Steve Tshwete

Stephen (Steve) Vukile Tshwete, South African politician

Born: 12 November, 1938, in Springs, South Africa

Died: 26 April, 2002, aged 63

STEVE Tshwete, who has died of pneumonia after a short illness, was one of the more colourful members of the African National Congress and the government of South Africa.

He was imprisoned on Robben Island with Nelson Mandela, became political commissar of the ANC’s guerrilla wing, Umkhonto we Sizwe (Spear of the Nation), and finally established a reputation as a strong-willed reformer of the demoralised South African Police Service.

However, Tshwete, a gravelly-voiced, whisky-drinking, tough-talking pipesmoker, said that if apartheid had not got in the way his biggest ambition would have been to play rugby and cricket for his country. During his 15 years on Robben Island he organised the prisoners into four rugby teams, which played each other in a league.

It is possible that he will be best remembered for his role as the ANC sports commissar who helped the then whites-only sports bodies re-enter international sport well before majority rule was established at the first all-race general election in 1994.

Ali Bacher, the former Springbok cricketer and director of the former all-white South African Cricket Board, became a close friend of Tshwete when the two worked together to reform cricket from 1990 onwards and prepare for the return to international test cricket. "I will miss Steve as a true friend," said Dr Bacher on learning of Tshwete’s death. "He devoted his whole life to the freedom of all the people of South Africa."

Steve Vukile Tshwete was born in Springs, a gold-mining town near Johannesburg. But his parents moved back to Peelton, a black township near King William’s Town in the Eastern Cape, while he was still a baby.

Despite the many obstacles raised by apartheid, he obtained a degree in philosophy and English from the University of South Africa and was an enthusiastic rugby and cricket player in the blacks-only leagues of the Eastern Cape.

After the banning in 1960 of the ANC by the then prime minister, Hendrik Verwoerd, he became national secretary of the African Students Association, an ANC front chaired by Thabo Mbeki. The two men were to maintain a close relationship for the rest of Tshwete’s life.

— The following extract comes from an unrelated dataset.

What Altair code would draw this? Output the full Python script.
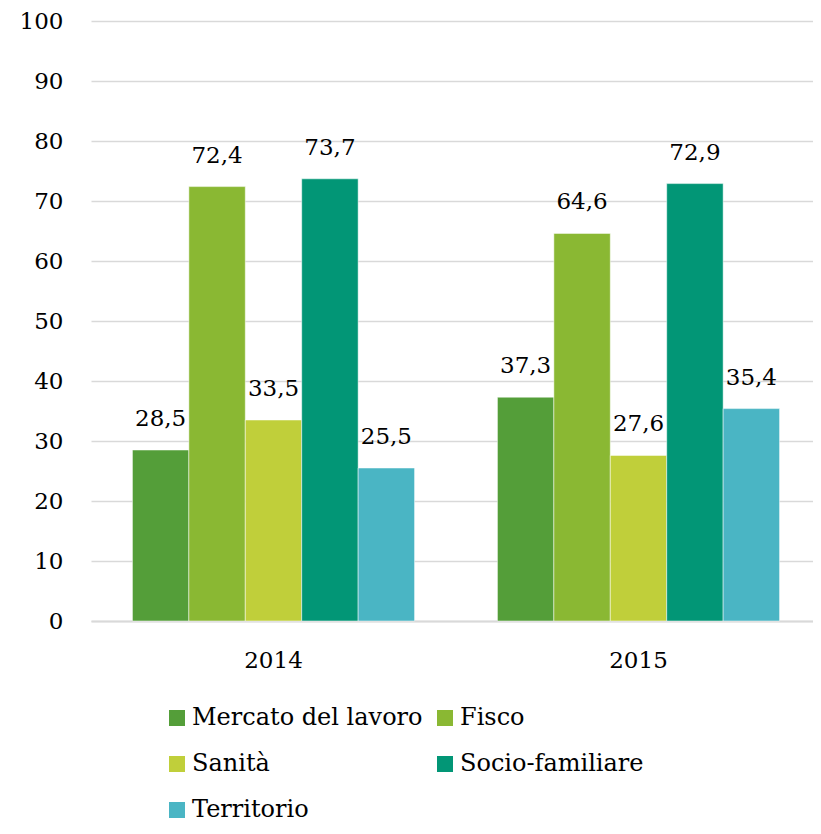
import altair as alt
import pandas as pd

years = ["2014", "2015"]
categories = ["Mercato del lavoro", "Fisco", "Sanità", "Socio-familiare", "Territorio"]
values_2014 = [28.5, 72.4, 33.5, 73.7, 25.5]
values_2015 = [37.3, 64.6, 27.6, 72.9, 35.4]
colors = ["#549E39", "#8AB833", "#C0CF3A", "#029676", "#4AB5C4"]
y_ticks = [0, 10, 20, 30, 40, 50, 60, 70, 80, 90, 100]
legend_order = ["Mercato del lavoro", "Sanità", "Territorio", "Fisco", "Socio-familiare"]

rows = []
for yr, vals in zip(years, [values_2014, values_2015]):
    for c, v in zip(categories, vals):
        rows.append({"anno": yr, "categoria": c, "valore": v,
                     "label": f"{v:.1f}".replace(".", ",")})
df = pd.DataFrame(rows)

FONT = "DejaVu Serif"
FS = 23
FS_LEG = 24

base = alt.Chart(df).encode(
    x=alt.X("anno:N", sort=years,
            scale=alt.Scale(range=[0, 730], paddingInner=0.227, paddingOuter=0.1135),
            axis=alt.Axis(title=None, labelAngle=0, labelFont=FONT, labelFontSize=FS,
                          labelColor="#000000", labelPadding=28, ticks=False,
                          domainColor="#d9d9d9", domainWidth=2)),
    xOffset=alt.XOffset("categoria:N", sort=categories,
                        scale=alt.Scale(paddingInner=0, paddingOuter=0)),
    y=alt.Y("valore:Q", scale=alt.Scale(domain=[0, 100], nice=False),
            axis=alt.Axis(title=None, values=y_ticks, labelFont=FONT, labelFontSize=FS,
                          labelColor="#000000", labelPadding=28, ticks=False, domain=False,
                          gridColor="#d9d9d9", gridWidth=1.5)),
)

bars = base.mark_bar(stroke="#ffffff", strokeWidth=0.5).encode(
    color=alt.Color("categoria:N", sort=categories,
                    scale=alt.Scale(domain=categories, range=colors),
                    legend=alt.Legend(title=None, orient="none", legendX=74, legendY=685,
                                      values=legend_order,
                                      columns=2, columnPadding=10, rowPadding=22,
                                      symbolType="square", symbolSize=256,
                                      symbolStrokeWidth=0, symbolOffset=0,
                                      labelFont=FONT, labelFontSize=FS_LEG, labelColor="#000000",
                                      labelOffset=3, labelLimit=400, padding=0))
)

labels = base.mark_text(font=FONT, fontSize=FS, color="#000000",
                        baseline="alphabetic", dy=-24).encode(text="label:N")

chart = (bars + labels).properties(
    width=722, height=600,
    autosize=alt.AutoSizeParams(type="none"),
    padding={"left": 83, "top": 13, "right": 0, "bottom": 205},
).configure_view(stroke=None).configure_axis(grid=True).configure_axisX(grid=False)

chart.save("out.html", embed_options={"renderer": "svg", "actions": False})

In 1963 Tshwete was convicted on charges of sabotage and sent to Robben Island for 15 years. The dust and the glare of the lime quarries where the prisoners worked severely damaged his eyes, and for many years he wore distinctive spectacles with lenses that resembled the bottom of Coca Cola bottles.

After release in 1979, he played a major role in the formation of the United Democratic Front, a facade for the banned ANC. He became chairman of the UDF and the Eastern Cape but was then issued with a restriction order limiting his movements.

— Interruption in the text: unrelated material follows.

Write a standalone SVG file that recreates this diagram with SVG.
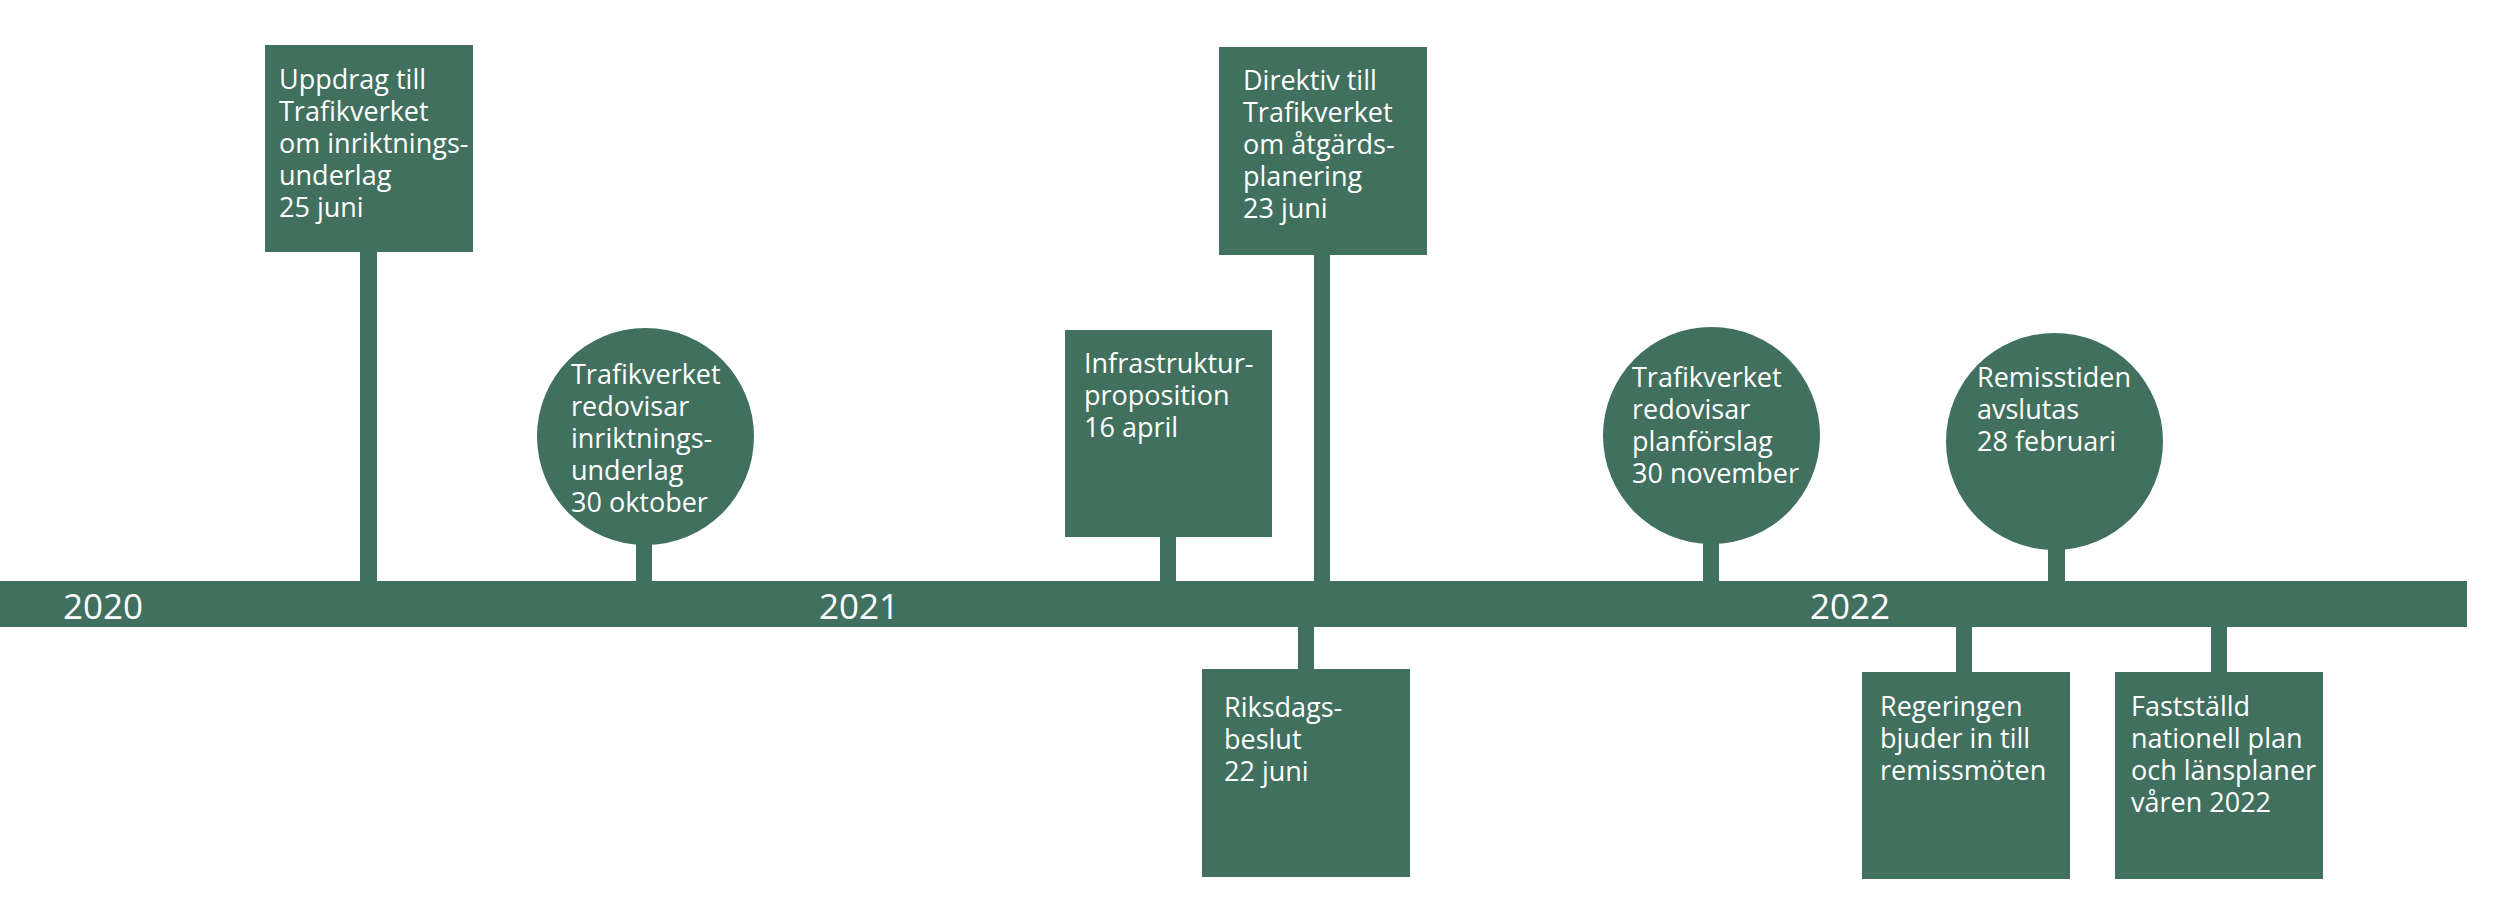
<svg xmlns="http://www.w3.org/2000/svg" width="2520" height="913" viewBox="0 0 2520 913">
<style>
.f{fill:#41705f}
.t{font-family:"Open Sans","Noto Sans","Liberation Sans",sans-serif;font-size:27px;fill:#ffffff}
.y{font-family:"Open Sans","Noto Sans","Liberation Sans",sans-serif;font-size:35px;fill:#ffffff}
</style>
<rect width="2520" height="913" fill="#ffffff"/>
<g id="connectors" class="f">
<rect x="360" y="250" width="17" height="333"/>
<rect x="636" y="538" width="16" height="45"/>
<rect x="1160" y="535" width="16" height="48"/>
<rect x="1314" y="253" width="16" height="330"/>
<rect x="1298" y="625" width="16" height="46"/>
<rect x="1703" y="538" width="16" height="45"/>
<rect x="2048" y="545" width="17" height="38"/>
<rect x="1956" y="625" width="16" height="49"/>
<rect x="2211" y="625" width="16" height="49"/>
</g>
<g id="timeline">
<rect class="f" x="0" y="581" width="2467" height="46"/>
<text class="y" x="63" y="619">2020</text>
<text class="y" x="819" y="619">2021</text>
<text class="y" x="1810" y="619">2022</text>
</g>
<g id="n1">
<rect class="f" x="265" y="45" width="208" height="207"/>
<text class="t"><tspan x="279" y="89">Uppdrag till</tspan><tspan x="279" y="121">Trafikverket</tspan><tspan x="279" y="153">om inriktnings-</tspan><tspan x="279" y="185">underlag</tspan><tspan x="279" y="217">25 juni</tspan></text>
</g>
<g id="n2">
<circle class="f" cx="645.5" cy="436.5" r="108.5"/>
<text class="t"><tspan x="571" y="384">Trafikverket</tspan><tspan x="571" y="416">redovisar</tspan><tspan x="571" y="448">inriktnings-</tspan><tspan x="571" y="480">underlag</tspan><tspan x="571" y="512">30 oktober</tspan></text>
</g>
<g id="n3">
<rect class="f" x="1065" y="330" width="207" height="207"/>
<text class="t"><tspan x="1084" y="373">Infrastruktur-</tspan><tspan x="1084" y="405">proposition</tspan><tspan x="1084" y="437">16 april</tspan></text>
</g>
<g id="n4">
<rect class="f" x="1219" y="47" width="208" height="208"/>
<text class="t"><tspan x="1243" y="90">Direktiv till</tspan><tspan x="1243" y="122">Trafikverket</tspan><tspan x="1243" y="154">om åtgärds-</tspan><tspan x="1243" y="186">planering</tspan><tspan x="1243" y="218">23 juni</tspan></text>
</g>
<g id="n5">
<rect class="f" x="1202" y="669" width="208" height="208"/>
<text class="t"><tspan x="1224" y="717">Riksdags-</tspan><tspan x="1224" y="749">beslut</tspan><tspan x="1224" y="781">22 juni</tspan></text>
</g>
<g id="n6">
<circle class="f" cx="1711.5" cy="435.5" r="108.5"/>
<text class="t"><tspan x="1632" y="387">Trafikverket</tspan><tspan x="1632" y="419">redovisar</tspan><tspan x="1632" y="451">planförslag</tspan><tspan x="1632" y="483">30 november</tspan></text>
</g>
<g id="n7">
<circle class="f" cx="2054.5" cy="441.5" r="108.5"/>
<text class="t"><tspan x="1977" y="387">Remisstiden</tspan><tspan x="1977" y="419">avslutas</tspan><tspan x="1977" y="451">28 februari</tspan></text>
</g>
<g id="n8">
<rect class="f" x="1862" y="672" width="208" height="207"/>
<text class="t"><tspan x="1880" y="716">Regeringen</tspan><tspan x="1880" y="748">bjuder in till</tspan><tspan x="1880" y="780">remissmöten</tspan></text>
</g>
<g id="n9">
<rect class="f" x="2115" y="672" width="208" height="207"/>
<text class="t"><tspan x="2131" y="716">Fastställd</tspan><tspan x="2131" y="748">nationell plan</tspan><tspan x="2131" y="780">och länsplaner</tspan><tspan x="2131" y="812">våren 2022</tspan></text>
</g>
</svg>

In 1985 he went underground, fled to Zambia and re-joined the exiled ANC. He was sent for military training in the Soviet bloc and returned to Zambia to become political commissar of Umkhonto we Sizwe. He was removed from the post after advocating hitting "soft targets" - ie white civilians - in white-ruled South Africa.

When the ANC returned to South Africa in 1990 he played a key role in negotiations with the National Party government. He was appointed national organiser of the ANC and played a prominent part in the quest for racial unity in sport. He worked with Ali Bacher and in 1992 accompanied the then all-white South African cricket team to Australia to take part in the World Cup.

When Nelson Mandela was elected president in 1994, Tshwete was appointed sports minister and laid the groundwork for the development of sports facilities and opportunities among the country’s black youth. He was appointed safety and security minister in 1999 when his friend, Thabo Mbeki, succeeded Mandela as president.

It was something of a poison chalice. His predecessor had been ineffectual and South Africa had gained a reputation of being one of the world’s most violent and crime-infested countries. Tshwete began controversially by suspending publication of crime statistics for a year while he undertook a number of measures to raise police morale and discipline and root out corruption. He secured for the police improved pay, better equipment and more customer-friendly uniforms. He told the police to tear into criminals like bulldogs and avowed: "This is not the time for niceties." By the time he died, he was popularly known as "Mr Fixit" for his success in reinvigorating the police.

However, he dented his reputation in March last year when he accused three senior ANC heavyweights, Cyril Ramaphosa, Tokyo Sexwale and Mathews Phosa, critics of Mbeki, of plotting to topple the president. The plot was later found to be a fiction. Tshwete apologised, but he was unable to erase the blot on his career.

His final illness was something of a mystery. He developed back pains in early March. He was confined to a wheelchair and then to an isolated glass cubicle in a military hospital in Pretoria. His aides said he was unable to communicate in the late stages of his illness and he finally succumbed to pneumonia.

President Mbeki said Tshwete would be give a state funeral, the first since the ANC was elected to power eight years ago.

Tshwete is survived by his wife, Pamela, sons Lindela and Mayihlome and daughter Yonda.